There may be tonal effects on the mic itself when driving a low impedance. Not just a change to brightness, but also a change to fast transients and dynamic range.
There may be tonal effects on the mic itself when driving a low impedance. Not just a change to brightness, but also a change to fast transients and dynamic range, potentially resulting in a thicker, more solid, denser sound. How much you hear this is obviously dependent on the source as well as the mic. Dynamic (moving‑coil) mics, and mics with output transformers, tend to be the ones that respond most to impedance changes because their output impedance changes significantly with frequency. Consequently, as the mic output impedance and preamp input impedance form a potential divider, the mic’s frequency response changes depending on the preamp input impedance. Often subtly, sometimes dramatically.

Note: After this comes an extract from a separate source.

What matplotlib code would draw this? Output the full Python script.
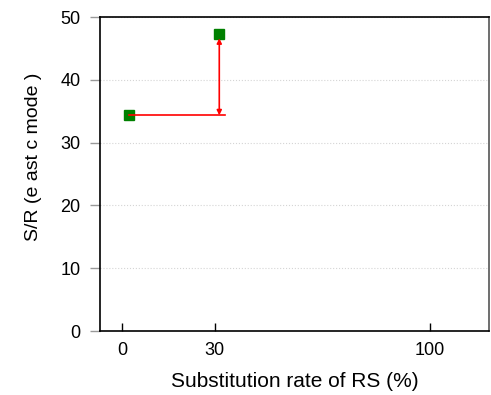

The closer the preamp impedance is to the average mic output impedance, the more pronounced the changes will be, and the higher the input impedance the more consistent and neutral. Some vintage designs were intended to feed 30Ω or 50Ω inputs, but most expected 200Ω to 300Ω, rather than the 1.5kΩ standard we have today. So it could be argued that they only deliver the frequency response intended by the designer — and thus sound ‘right’ — when facing a low(ish) impedance.
I do have a couple of mic preamps with variable impedance (a Focusrite ISA 428 and an Audient ASP880) and both normally stay at their high setting. But having said that, most of my mics are transformerless capacitor mics or active ribbons. Capacitor mics with output transformers can respond noticeably to impedance variations (mainly vintage valve mics and vintage capacitor mics), but more modern transformerless designs don’t respond well to low impedance loads at all: transient distortion and a reduced headroom are common indications of an unhappy mic. So it’s best to keep the impedance above 1.5kΩ for them, and 2.5 to 5 kΩ is ideal. Most passive ribbons prefer much higher impedances, typically over 5kΩ, and dedicated ribbon preamps usually offer inputs at 15‑30 kΩ.
It’s worth noting that even where you have a mic whose character changes with impedance, the sonic differences from changing the impedance usually won’t be huge. They will often be noticeable, though, and whether the result is better or worse at different impedances is really a subjective and contextual thing.